Google finds fault with Apple’s iMessage platform for treating Android users like Second class citizens

Google has accused Apple of benefiting from bullying as part of a deliberate strategy to make Android users into second-class citizens on the iPhone-maker’s iMessage service.

Apple’s messaging service includes a number of iOS-exclusive features, like Memoji, and famously turns texts from Android users green instead of the iOS-native blue. This has turned iMessage into a status symbol among US teens, creating peer pressure for young people to buy iPhones and sometimes leading to the ostracization of Android users. Showing up in a group chat as a green bubble has become, for some, a social faux pas.

 

 

Although Apple’s iMessage strategy has long been apparent, internal emails sent by company executives that were surfaced during the recent Epic Games trial confirmed the conscious importance of this strategy.

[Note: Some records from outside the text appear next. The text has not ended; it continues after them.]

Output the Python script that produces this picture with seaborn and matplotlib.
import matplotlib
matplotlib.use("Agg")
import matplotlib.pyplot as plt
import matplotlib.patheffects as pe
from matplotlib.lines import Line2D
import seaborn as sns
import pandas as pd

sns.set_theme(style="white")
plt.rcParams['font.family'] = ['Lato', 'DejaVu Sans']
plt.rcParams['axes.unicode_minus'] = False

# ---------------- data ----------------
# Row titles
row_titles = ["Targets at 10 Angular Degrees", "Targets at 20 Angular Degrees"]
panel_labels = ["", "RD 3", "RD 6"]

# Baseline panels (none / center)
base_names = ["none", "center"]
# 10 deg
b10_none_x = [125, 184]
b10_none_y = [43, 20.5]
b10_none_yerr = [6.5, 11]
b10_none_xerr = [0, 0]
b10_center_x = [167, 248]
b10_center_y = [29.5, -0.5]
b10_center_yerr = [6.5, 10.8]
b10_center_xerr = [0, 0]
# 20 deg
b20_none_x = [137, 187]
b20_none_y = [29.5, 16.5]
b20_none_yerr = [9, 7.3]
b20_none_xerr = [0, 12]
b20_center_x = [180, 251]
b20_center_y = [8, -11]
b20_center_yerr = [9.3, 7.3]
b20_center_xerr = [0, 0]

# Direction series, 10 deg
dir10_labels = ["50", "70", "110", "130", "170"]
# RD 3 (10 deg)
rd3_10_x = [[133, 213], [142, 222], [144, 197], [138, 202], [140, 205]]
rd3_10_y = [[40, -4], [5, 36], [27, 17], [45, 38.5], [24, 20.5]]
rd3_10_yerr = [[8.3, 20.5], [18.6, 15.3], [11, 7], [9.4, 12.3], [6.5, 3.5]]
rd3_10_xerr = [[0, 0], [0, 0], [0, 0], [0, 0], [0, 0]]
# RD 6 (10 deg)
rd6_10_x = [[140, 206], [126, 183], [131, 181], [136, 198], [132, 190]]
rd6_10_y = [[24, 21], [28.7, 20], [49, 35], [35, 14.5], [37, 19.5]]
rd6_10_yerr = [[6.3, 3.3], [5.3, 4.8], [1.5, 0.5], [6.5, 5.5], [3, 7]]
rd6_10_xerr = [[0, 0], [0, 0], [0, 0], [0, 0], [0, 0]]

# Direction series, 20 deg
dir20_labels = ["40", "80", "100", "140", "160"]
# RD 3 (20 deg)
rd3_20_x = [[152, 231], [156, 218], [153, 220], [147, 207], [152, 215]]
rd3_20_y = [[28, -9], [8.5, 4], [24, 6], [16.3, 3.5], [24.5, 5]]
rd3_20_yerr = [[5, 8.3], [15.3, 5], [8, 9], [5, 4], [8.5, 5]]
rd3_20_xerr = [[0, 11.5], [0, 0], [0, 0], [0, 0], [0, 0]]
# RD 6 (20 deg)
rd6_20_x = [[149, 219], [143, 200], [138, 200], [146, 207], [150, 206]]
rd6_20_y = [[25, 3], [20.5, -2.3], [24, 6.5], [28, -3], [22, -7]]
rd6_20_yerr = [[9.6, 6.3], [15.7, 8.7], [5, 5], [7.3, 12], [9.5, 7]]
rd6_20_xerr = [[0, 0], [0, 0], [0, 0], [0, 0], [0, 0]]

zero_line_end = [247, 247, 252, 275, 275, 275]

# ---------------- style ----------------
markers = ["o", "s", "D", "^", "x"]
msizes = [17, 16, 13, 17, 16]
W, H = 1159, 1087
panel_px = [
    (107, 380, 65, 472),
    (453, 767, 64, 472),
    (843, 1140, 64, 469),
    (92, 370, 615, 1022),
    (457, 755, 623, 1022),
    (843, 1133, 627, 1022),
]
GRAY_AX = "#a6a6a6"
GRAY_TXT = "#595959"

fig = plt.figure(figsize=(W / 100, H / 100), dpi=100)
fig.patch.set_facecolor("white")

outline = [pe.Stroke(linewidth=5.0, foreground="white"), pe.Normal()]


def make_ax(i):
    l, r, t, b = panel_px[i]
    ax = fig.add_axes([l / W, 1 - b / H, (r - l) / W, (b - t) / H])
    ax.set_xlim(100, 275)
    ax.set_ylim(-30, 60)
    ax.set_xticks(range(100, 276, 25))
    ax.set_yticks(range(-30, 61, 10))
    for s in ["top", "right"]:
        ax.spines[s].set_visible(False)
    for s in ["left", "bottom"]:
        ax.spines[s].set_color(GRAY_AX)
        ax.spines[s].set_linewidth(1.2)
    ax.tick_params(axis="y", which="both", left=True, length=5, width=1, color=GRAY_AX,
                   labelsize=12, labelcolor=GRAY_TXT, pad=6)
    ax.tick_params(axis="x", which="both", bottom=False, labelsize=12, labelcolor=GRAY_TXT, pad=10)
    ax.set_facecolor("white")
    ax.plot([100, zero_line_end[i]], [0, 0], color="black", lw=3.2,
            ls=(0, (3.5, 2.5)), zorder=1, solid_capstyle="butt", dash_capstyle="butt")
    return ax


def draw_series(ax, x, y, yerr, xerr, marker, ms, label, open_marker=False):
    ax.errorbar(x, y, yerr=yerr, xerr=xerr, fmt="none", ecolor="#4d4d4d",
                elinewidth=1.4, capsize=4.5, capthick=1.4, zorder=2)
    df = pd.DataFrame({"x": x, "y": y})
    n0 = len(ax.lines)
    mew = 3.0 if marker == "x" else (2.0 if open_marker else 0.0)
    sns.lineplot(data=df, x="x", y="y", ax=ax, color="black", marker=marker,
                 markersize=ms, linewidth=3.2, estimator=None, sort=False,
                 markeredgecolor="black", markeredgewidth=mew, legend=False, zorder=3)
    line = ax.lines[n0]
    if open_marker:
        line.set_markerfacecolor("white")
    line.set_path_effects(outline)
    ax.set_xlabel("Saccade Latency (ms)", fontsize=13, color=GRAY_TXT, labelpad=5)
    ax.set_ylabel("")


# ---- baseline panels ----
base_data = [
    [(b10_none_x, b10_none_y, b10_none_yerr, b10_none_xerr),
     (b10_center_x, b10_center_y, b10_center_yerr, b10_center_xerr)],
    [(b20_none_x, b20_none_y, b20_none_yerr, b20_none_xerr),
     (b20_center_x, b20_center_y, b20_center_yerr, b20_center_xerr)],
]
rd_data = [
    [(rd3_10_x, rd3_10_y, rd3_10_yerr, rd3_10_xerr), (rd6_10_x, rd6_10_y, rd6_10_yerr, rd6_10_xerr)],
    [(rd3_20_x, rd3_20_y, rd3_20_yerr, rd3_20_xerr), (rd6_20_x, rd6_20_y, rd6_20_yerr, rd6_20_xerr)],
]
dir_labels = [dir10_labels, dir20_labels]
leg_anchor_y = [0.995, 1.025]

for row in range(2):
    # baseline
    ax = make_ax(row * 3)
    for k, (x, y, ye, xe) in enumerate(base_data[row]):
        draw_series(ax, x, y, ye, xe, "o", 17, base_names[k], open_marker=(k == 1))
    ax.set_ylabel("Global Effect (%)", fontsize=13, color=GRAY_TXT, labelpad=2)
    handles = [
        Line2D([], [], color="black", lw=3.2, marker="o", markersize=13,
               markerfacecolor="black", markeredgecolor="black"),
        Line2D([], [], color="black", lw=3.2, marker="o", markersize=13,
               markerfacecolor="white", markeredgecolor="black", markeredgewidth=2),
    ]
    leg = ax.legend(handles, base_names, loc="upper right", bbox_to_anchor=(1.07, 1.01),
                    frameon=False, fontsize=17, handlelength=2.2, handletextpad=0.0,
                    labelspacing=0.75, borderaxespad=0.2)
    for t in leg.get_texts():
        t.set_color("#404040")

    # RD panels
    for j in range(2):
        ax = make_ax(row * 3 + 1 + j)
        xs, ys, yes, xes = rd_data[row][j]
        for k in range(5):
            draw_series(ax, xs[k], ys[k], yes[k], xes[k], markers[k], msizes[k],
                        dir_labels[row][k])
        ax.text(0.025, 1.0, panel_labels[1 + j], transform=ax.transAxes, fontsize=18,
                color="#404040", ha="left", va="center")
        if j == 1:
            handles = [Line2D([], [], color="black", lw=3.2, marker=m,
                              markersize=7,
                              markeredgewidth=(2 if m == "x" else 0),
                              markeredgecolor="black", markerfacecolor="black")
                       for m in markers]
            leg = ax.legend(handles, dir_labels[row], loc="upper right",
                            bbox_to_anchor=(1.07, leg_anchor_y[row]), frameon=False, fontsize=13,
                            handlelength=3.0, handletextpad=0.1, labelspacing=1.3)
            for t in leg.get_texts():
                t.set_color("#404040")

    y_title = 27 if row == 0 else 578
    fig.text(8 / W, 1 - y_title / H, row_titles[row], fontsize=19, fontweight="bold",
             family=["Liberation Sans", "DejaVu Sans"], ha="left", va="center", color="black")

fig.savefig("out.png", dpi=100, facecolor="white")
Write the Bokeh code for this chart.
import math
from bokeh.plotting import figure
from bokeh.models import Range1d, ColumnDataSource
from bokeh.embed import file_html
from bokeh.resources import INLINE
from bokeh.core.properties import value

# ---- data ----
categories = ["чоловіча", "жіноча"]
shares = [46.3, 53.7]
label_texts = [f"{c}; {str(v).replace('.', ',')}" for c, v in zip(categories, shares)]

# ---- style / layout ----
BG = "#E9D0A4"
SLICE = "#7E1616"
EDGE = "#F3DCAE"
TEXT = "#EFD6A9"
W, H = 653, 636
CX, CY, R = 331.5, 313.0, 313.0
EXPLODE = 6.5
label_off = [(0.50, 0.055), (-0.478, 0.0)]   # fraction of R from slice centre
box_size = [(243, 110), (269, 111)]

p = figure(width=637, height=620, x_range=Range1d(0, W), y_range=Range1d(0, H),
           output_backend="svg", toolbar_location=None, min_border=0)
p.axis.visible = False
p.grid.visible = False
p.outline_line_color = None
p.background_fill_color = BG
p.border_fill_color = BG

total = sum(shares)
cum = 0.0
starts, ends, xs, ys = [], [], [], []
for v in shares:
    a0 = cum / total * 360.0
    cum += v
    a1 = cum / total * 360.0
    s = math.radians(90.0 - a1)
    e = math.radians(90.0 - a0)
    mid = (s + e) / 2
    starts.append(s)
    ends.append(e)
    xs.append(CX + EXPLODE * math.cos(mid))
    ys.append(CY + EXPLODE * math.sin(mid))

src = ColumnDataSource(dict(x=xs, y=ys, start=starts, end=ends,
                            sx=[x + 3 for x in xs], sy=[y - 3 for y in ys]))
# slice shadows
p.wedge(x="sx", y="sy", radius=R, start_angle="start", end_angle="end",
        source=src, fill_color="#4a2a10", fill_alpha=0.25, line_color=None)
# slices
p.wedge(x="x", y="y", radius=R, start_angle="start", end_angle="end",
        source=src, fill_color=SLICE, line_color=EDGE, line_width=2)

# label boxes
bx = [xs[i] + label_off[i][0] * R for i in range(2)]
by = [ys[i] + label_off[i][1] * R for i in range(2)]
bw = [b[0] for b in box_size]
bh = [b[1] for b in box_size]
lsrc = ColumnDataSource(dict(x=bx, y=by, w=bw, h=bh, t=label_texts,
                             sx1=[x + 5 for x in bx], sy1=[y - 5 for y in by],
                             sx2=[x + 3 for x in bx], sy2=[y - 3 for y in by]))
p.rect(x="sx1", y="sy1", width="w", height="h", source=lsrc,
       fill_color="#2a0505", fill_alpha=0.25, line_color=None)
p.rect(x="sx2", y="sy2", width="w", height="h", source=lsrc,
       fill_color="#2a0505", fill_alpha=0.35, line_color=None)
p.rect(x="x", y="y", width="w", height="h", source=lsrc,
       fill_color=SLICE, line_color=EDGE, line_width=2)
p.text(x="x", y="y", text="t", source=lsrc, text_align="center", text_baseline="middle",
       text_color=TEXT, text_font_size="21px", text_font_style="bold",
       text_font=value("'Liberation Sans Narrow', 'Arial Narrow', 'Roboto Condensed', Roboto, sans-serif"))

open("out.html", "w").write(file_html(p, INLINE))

Google’s intervention here is not purely altruistic, of course: the company would benefit hugely from Apple making iMessage available on Android. Google has also recently been pushing for the iPhone-maker to support next-generation texting standard RCS, which is intended to replace SMS and has already gathered support from major US carriers.

Google is also not well-placed to criticize other companies messaging strategies. What is most interesting is that the search giant is notoriously dysfunctional when it comes to messaging, and has launched 13 separate messaging apps since iMessage came out in 2011.